Five years after her diagnosis, his mom was pronounced cancer-free. Dr. Jeffrey Hudson, an OB-GYN resident at the time, broke the good news.
“He came to my mom’s room because he thought he should be the one to share this with her,” Smith said. “These are the kind of people who make UMMC the special place that it is.”
When he finished his PhD, he was going to stay. He thought.
Moving on and marriage
If he wanted to join the faculty, it would be better if he first trained awhile somewhere else, Smith learned.
“Awhile” became seven years. At the National Institutes of Health in Bethesda, Maryland, during a second fellowship, he became immersed in pharmacology.
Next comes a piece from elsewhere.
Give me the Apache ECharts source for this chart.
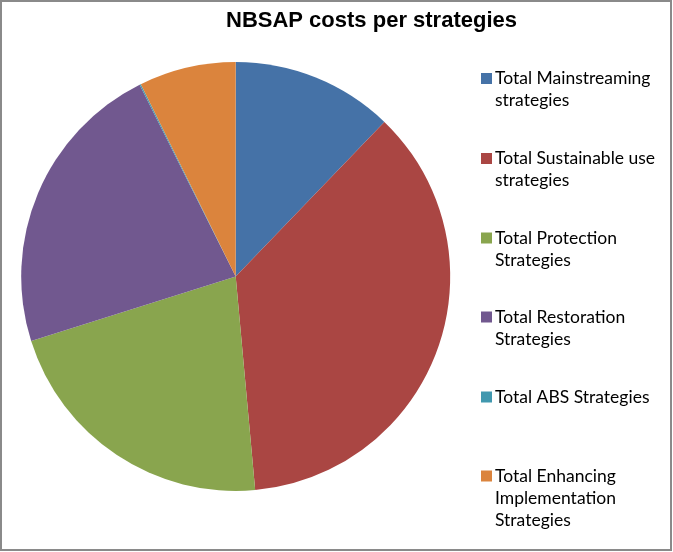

By then, Catherine Smith had been cancer-free for four years, but her son wanted to live closer to her. After Bethesda, he returned to UMMC to conduct research and teach principles of pharmacology and toxicology. That was August 2002. This year, he became a tenured professor.
Two years before returning, his mom’s condition worsened from side effects of radiation therapy, and she needed surgery; 2000 was the same year his sister, Dorothy Ann Johnson, died of colon cancer, at 48.
Years later, in a 2018 Medical Center article, Smith urged others to get screened for colorectal cancer. “It is a pain-free procedure and gives you an answer,” he wrote. “You … can move on with life until the next screening.”
Certainly, Smith has had to move on. In 2015, he met Anne Louise – now known as Anne Louise Smith. After their wedding, he became stepdad to two “wonderful bonus daughters.”
“I’m a scientist, but I can’t put a quantification on it or an algorithm; I just knew. At age 50, I had found the person I was looking for,” he said, “the love of my life.
“I saw in her the same strength and capacity for love my mother had.”
Catherine Smith died, in 2009, 16 years after her diagnosis. “Those were years I might not have had with her if not for the actions of people here at UMMC,” her son said.
“So, I tell students, ‘You will literally help change people’s lives – be proud of that fact.’
“After 20 years here, I have seen so many of them do great things,” said the man with the long, white beard.